My family have been in Africa for 12 generations – over 450 years…We have now left…..and a vast and ancient land now nourishes our existence. What is this place? How does it work? What of its stories? What is it’s raison d’etre? Can the songs of 2,000 generations be felt… accessed….honoured?
These are the feelings that have occupied me over the past 5 years (I have been in Australia for 12 years now) since I put paid to making (purely photographic) landscape images that had, as their motivation, only beauty and sentiment. My expression has moved in response to an inner need to be more full, encompassing a larger self – one that might engage this enormous place….and photography alone could no longer stand up to the task.
So a name change (from Clayton Hairs to Clayton John) was the result – signifying (to myself as to anyone else) this desire to engage anew…and with it came a change of the tools used to express. Now encaustic and cold wax, the earth of the location I was witness to, and plaster, acrylics and oils allowed undulations, flows and complexity that I found present in the Australian landscape.

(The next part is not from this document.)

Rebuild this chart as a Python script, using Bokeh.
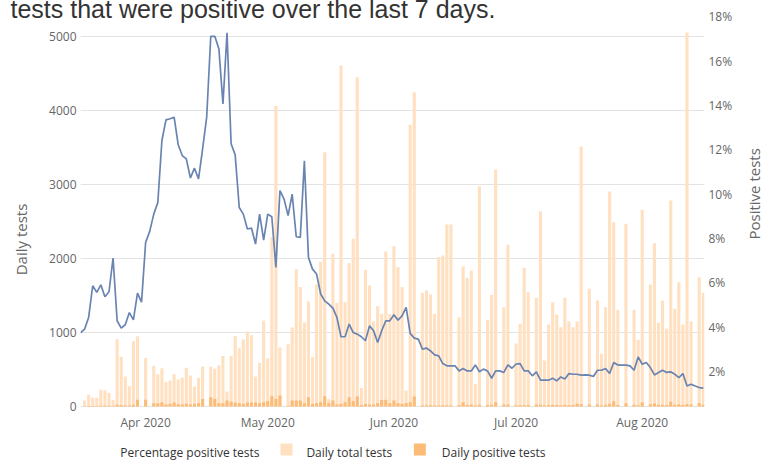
import math
import pandas as pd
from bokeh.plotting import figure
from bokeh.models import (Range1d, LinearAxis, FixedTicker, PrintfTickFormatter,
                          ColumnDataSource, Title)
from bokeh.core.properties import value
from bokeh.embed import file_html
from bokeh.resources import INLINE

# ---------------- data ----------------
line_start = "2020-03-16"
bar_start = "2020-03-17"

pct_positive = [
    3.75, 3.91, 4.44, 5.87, 5.57, 5.91, 5.37, 5.60, 7.12, 4.29,
    3.96, 4.11, 4.66, 4.33, 5.54, 5.13, 7.82, 8.32, 9.10, 9.63,
    12.42, 13.35, 13.40, 13.47, 12.23, 11.74, 11.59, 10.73, 11.17, 10.69,
    12.04, 13.47, 17.11, 17.12, 16.55, 14.07, 17.28, 12.27, 11.77, 9.40,
    9.10, 8.43, 8.47, 7.75, 9.10, 7.93, 9.10, 8.98, 6.70, 10.16,
    9.78, 9.03, 10.00, 8.08, 8.05, 11.50, 7.15, 6.62, 6.40, 5.50,
    5.19, 5.04, 4.86, 4.44, 3.57, 3.57, 4.14, 3.76, 3.69, 3.57,
    3.39, 4.06, 3.84, 3.31, 3.84, 4.29, 4.29, 4.56, 4.32, 4.51,
    4.89, 3.72, 3.51, 3.46, 3.01, 3.06, 2.93, 2.75, 2.71, 2.36,
    2.26, 2.26, 2.26, 2.03, 2.14, 2.03, 2.03, 2.30, 1.99, 2.11,
    2.03, 1.70, 2.03, 2.03, 1.96, 2.30, 2.15, 2.34, 2.36, 2.03,
    2.03, 1.81, 1.99, 1.61, 1.61, 1.61, 1.70, 1.58, 1.76, 1.66,
    1.91, 1.88, 1.88, 1.84, 1.85, 1.84, 1.78, 2.06, 2.06, 2.14,
    1.91, 2.41, 2.30, 2.29, 2.29, 2.26, 2.06, 2.66, 2.33, 2.41,
    2.18, 1.85, 1.96, 2.06, 1.96, 1.99, 1.88, 1.73, 1.91, 1.35,
    1.43, 1.35, 1.28, 1.25,
]

daily_total = [
    80, 158, 117, 117, 225, 216, 185, 90, 909, 670,
    405, 275, 882, 950, 0, 657, 0, 549, 437, 518,
    329, 351, 437, 365, 387, 522, 419, 270, 387, 540,
    0, 536, 509, 554, 684, 203, 684, 954, 788, 905,
    1013, 963, 405, 590, 1161, 650, 2286, 4060, 800, 0,
    846, 1067, 1854, 1615, 1137, 1420, 668, 1650, 1955, 3437,
    100, 2063, 1400, 4608, 1410, 1937, 2266, 4450, 250, 1847,
    1635, 1150, 1356, 1252, 2095, 1250, 2167, 1883, 1612, 216,
    3806, 4248, 0, 1536, 1568, 1514, 1252, 2018, 2040, 2459,
    2459, 0, 1207, 1892, 1739, 1838, 306, 2977, 0, 1171,
    1509, 3203, 0, 1342, 2187, 0, 850, 1117, 1874, 1545,
    0, 1469, 2640, 622, 1108, 1410, 1243, 1072, 1469, 1149,
    1072, 1149, 3514, 0, 1590, 0, 1432, 712, 1342, 2905,
    2491, 1306, 0, 2468, 0, 1306, 901, 2658, 0, 1649,
    2207, 1131, 1432, 1050, 2784, 1320, 1680, 1108, 5054, 1153,
    0, 1748, 1536,
]

daily_positive = [
    5, 8, 6, 6, 10, 10, 9, 6, 25, 20,
    15, 12, 25, 90, 0, 90, 0, 45, 45, 58,
    27, 36, 54, 30, 27, 36, 27, 36, 45, 103,
    0, 126, 103, 45, 45, 81, 63, 54, 45, 36,
    54, 54, 54, 45, 58, 72, 140, 103, 149, 0,
    10, 81, 81, 81, 45, 126, 36, 45, 60, 140,
    45, 81, 27, 36, 58, 126, 72, 135, 20, 36,
    27, 27, 45, 90, 90, 45, 81, 45, 36, 45,
    58, 135, 0, 14, 16, 18, 15, 14, 16, 15,
    14, 0, 20, 58, 22, 27, 12, 25, 0, 20,
    22, 58, 0, 27, 27, 0, 18, 18, 18, 20,
    0, 27, 25, 12, 20, 22, 20, 18, 22, 18,
    20, 36, 30, 0, 27, 0, 27, 14, 25, 35,
    72, 20, 0, 45, 0, 25, 18, 58, 0, 30,
    40, 22, 25, 20, 63, 25, 30, 20, 35, 27,
    0, 45, 25,
]

month_ticks = ["2020-04-01", "2020-05-01", "2020-06-01", "2020-07-01", "2020-08-01"]
month_labels = ["Apr 2020", "May 2020", "Jun 2020", "Jul 2020", "Aug 2020"]
tests_ticks = [0, 1000, 2000, 3000, 4000, 5000]
pct_ticks = [2, 4, 6, 8, 10, 12, 14, 16, 18]

title_text = "tests that were positive over the last 7 days."
legend_labels = ["Percentage positive tests", "Daily total tests", "Daily positive tests"]

# ---------------- geometry helpers ----------------
origin = pd.Timestamp(line_start)
line_x = [(d - origin).days for d in pd.date_range(line_start, periods=len(pct_positive))]
bar_x = [(d - origin).days for d in pd.date_range(bar_start, periods=len(daily_total))]
tick_x = [(pd.Timestamp(m) - origin).days for m in month_ticks]

W, H = 777, 462
# plotting area: x 80..707, zero line at y=406, top at y=16 (canvas px);
# the frame is extended down to the canvas bottom so that the month labels and
# the legend row can be drawn inside it.
FL, FR, FT, ZERO = 80, 707, 16, 406
X_END = 153.3
Y_TOP = 5270
PCT_BOT, PCT_TOP = 0.425, 18.01
ext = H - ZERO
y_per_px = Y_TOP / (ZERO - FT)
pct_per_px = (PCT_TOP - PCT_BOT) / (ZERO - FT)

def px_x(px):
    return (px - FL) / (FR - FL) * X_END

def px_y(py):
    return (ZERO - py) * y_per_px

LIGHT = "#ffe0c1"
DARK = "#fcbb76"
LINE = "#6a84b1"
GRID = "#e3e3e3"
TXT = "#666666"
FONT = "Open Sans"

p = figure(width=W, height=H, output_backend="svg", toolbar_location=None,
           x_range=Range1d(0, X_END), y_range=Range1d(-ext * y_per_px, Y_TOP),
           x_axis_location=None, title=None,
           min_border_left=FL, min_border_right=W - FR, min_border_top=FT,
           min_border_bottom=0)
p.outline_line_color = None
p.background_fill_color = "white"
p.border_fill_color = "white"
p.xgrid.visible = False
p.ygrid.grid_line_color = GRID
p.ygrid.grid_line_width = 1

p.extra_y_ranges = {"pct": Range1d(PCT_BOT - ext * pct_per_px, PCT_TOP)}

bars = ColumnDataSource(dict(x=bar_x, total=daily_total, pos=daily_positive))
p.vbar(x="x", top="total", width=0.76, source=bars, fill_color=LIGHT, line_color=None)
p.vbar(x="x", top="pos", width=0.76, source=bars, fill_color=DARK, line_color=None)
p.line(line_x, pct_positive, y_range_name="pct", line_color=LINE, line_width=1.7)

# y axes
p.yaxis.ticker = FixedTicker(ticks=tests_ticks)
p.ygrid.ticker = FixedTicker(ticks=tests_ticks)
p.yaxis.axis_label = "Daily tests"
ax_r = LinearAxis(y_range_name="pct", ticker=FixedTicker(ticks=pct_ticks),
                  formatter=PrintfTickFormatter(format="%d%%"), axis_label="Positive tests")
p.add_layout(ax_r, "right")

for ax in p.yaxis:
    ax.axis_line_color = None
    ax.major_tick_line_color = None
    ax.minor_tick_line_color = None
    ax.major_tick_out = 0
    ax.major_tick_in = 0
    ax.minor_tick_out = 0
    ax.major_label_text_color = TXT
    ax.major_label_text_font = FONT
    ax.major_label_text_font_size = "12px"
    ax.axis_label_text_color = TXT
    ax.axis_label_text_font = FONT
    ax.axis_label_text_font_size = "15px"
    ax.axis_label_text_font_style = "normal"
    ax.major_label_standoff = 4
p.yaxis[0].axis_label_standoff = 15
ax_r.axis_label_standoff = 19
try:
    ax_r.axis_label_orientation = math.pi / 2
except Exception:
    pass

# month labels of the time axis (placed through the x scale)
p.text(x=tick_x, y=[px_y(422)] * len(tick_x), text=month_labels,
       text_font=value(FONT), text_font_size=value("12px"), text_color=TXT,
       text_align="center", text_baseline="alphabetic")

# title fragment at the top
try:
    t = Title(text=title_text, align="left", offset=10 - FL, vertical_align="middle", standoff=-14,
              text_font="Liberation Sans", text_font_size="25px", text_color="#333333",
              text_font_style="normal")
except Exception:
    t = Title(text=title_text, align="left", offset=10 - FL, vertical_align="middle", standoff=0,
              text_font="Liberation Sans", text_font_size="25px", text_color="#333333",
              text_font_style="normal")
p.add_layout(t, "above")

# legend row along the bottom edge
leg_base = 452
sw_top, sw_bot = 443, 455
p.quad(left=[px_x(281), px_x(415)], right=[px_x(293), px_x(427)],
       top=[px_y(sw_top)] * 2, bottom=[px_y(sw_bot)] * 2,
       fill_color=[LIGHT, DARK], line_color=None)
p.text(x=[px_x(120), px_x(307), px_x(443)], y=[px_y(leg_base)] * 3, text=legend_labels,
       text_font=value(FONT), text_font_size=value("12px"), text_color="#333333",
       text_align="left", text_baseline="alphabetic")

open("out.html", "w").write(file_html(p, INLINE))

My technique involves layering photographic imagery one upon another (sometimes in-camera, sometimes not) such that the sum of the parts, at an intuitive level, surmounts the individual elements. Serendipity is found in this practice, altering a craft skill (photography) from one often dictated by complete control towards one where chance, possibility and serendipity might carry the work forward. The created image is Giclee´ printed to Washi (mulberry pith) media. I then work into the image with wax (hot and cold) and plaster and in the process introduce texture and tone which, I feel, moves a viewer toward a more tactile (possibly mystical?) experience in a manner which a straightforward print might never allow.